Figure 1. lncRNAs expressed during mammalian organ development.

a, Schematic representation of the dataset. b, Phylogenetic distribution of 1:1 orthologous lncRNA families (branches) and species-specific lncRNAs (leaves). c, Overlap with Ensembl v92 annotations.

Figure 2. Developmentally dynamic lncRNAs are enriched for functional loci.

a, Number of non-dynamic and dynamic lncRNAs identified in each species. The box plots summarize the variability in the size of the repertoires across species (n = 7). b, Density distribution of transcript length for non-dynamic (n = 25,791) and dynamic human lncRNAs (n = 5,887). c, Fraction of dynamic loci for human lncRNAs of different evolutionary ages (top), functionally characterized lncRNAs and protein-coding genes (bottom; **P < 0.01, ***P < 0.001). d, Similarity of spatiotemporal expression (Spearman’s correlation coefficient between human and mouse organs/developmental stages) for 1:1 orthologs (dynamic lncRNAs = 281, protein-coding genes = 16,078). e, Fraction of a CRISPRi screen library resulting to a significant growth phenotype (“hit”) for non-dynamic (n = 1,277) and dynamic human lncRNAs (n = 1,093). f, Number of TF binding sites overlapping the promoters of protein-coding genes (n = 20,202), dynamic (n = 3,169) and non-dynamic lncRNAs (n = 11,818), and size-matched random intergenic regions (n = 20,202). g, Normalized TF binding frequency (heatmap) of the 50 TFs with the highest binding variability across organs. Rows and columns are hierarchically clustered. The row annotation depicts the organ of maximum expression for organ-specific TFs. In a, d and f, box plots represent median ± 25th and 75th percentiles, whiskers at 1.5 times the interquartile range. In a-f, statistical tests are two-sided.

Figure 3. Patterns of dynamic lncRNA expression.

a, Number of differentially expressed (DE) protein-coding genes and dynamic lncRNAs between adjacent developmental stages (additional species in Extended Data Fig. 6a). b, Number of dynamic lncRNAs (n = 5,622) expressed and c, fraction of those conserved (evolutionary age ≥ 80 million years), during mouse organ development. Lines estimated through loess regression; 95% confidence interval shown in gray. d, Tissue-specificity of lncRNAs with different developmental trajectories. Box plots represent median ± 25th and 75th percentiles, whiskers at 1.5 times the interquartile range. e, Proportions of lncRNAs with different developmental trajectories among functionally characterized lncRNAs (n = 59) and f, CRISPRi growth screen hits (n = 98). Data for the remaining organs in Extended Data Fig. 8. In c-e, statistical tests are two-sided.

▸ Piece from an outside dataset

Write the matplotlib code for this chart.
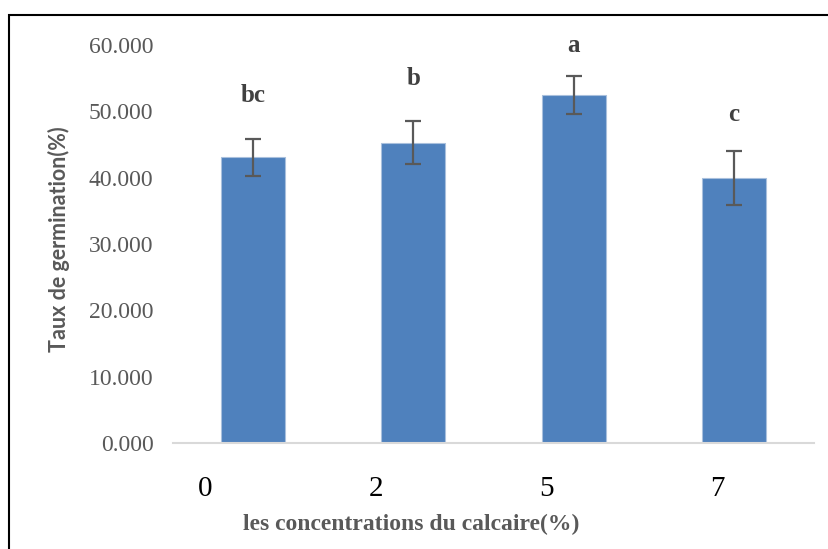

Figure 4. Co-expression with adjacent protein-coding genes.

a, Density distributions of the Pearson correlation coefficients between a protein-coding gene and its nearest dynamic lncRNA (n = 4,722) and protein-coding gene (control; n = 3,382). b, Enriched biological processes among protein-coding genes with significantly higher expression correlation with their adjacent dynamic lncRNA than with the control protein-coding gene (n = 449; Benjamini-Hochberg adjusted P < 0.01, hypergeometric test). c, Fraction of positionally-conserved lncRNAs (pcRNAs) among all lncRNAs (n = 31,678), developmentally dynamic lncRNAs (n = 5,887) and lncRNAs co-expressed with their adjacent protein-coding genes (n = 411). d, Overlap between human and mouse protein-coding genes that have a significantly higher expression correlation (Pearson’s r) with their adjacent dynamic lncRNA than with the control protein-coding gene. In a-c, statistical tests are two-sided.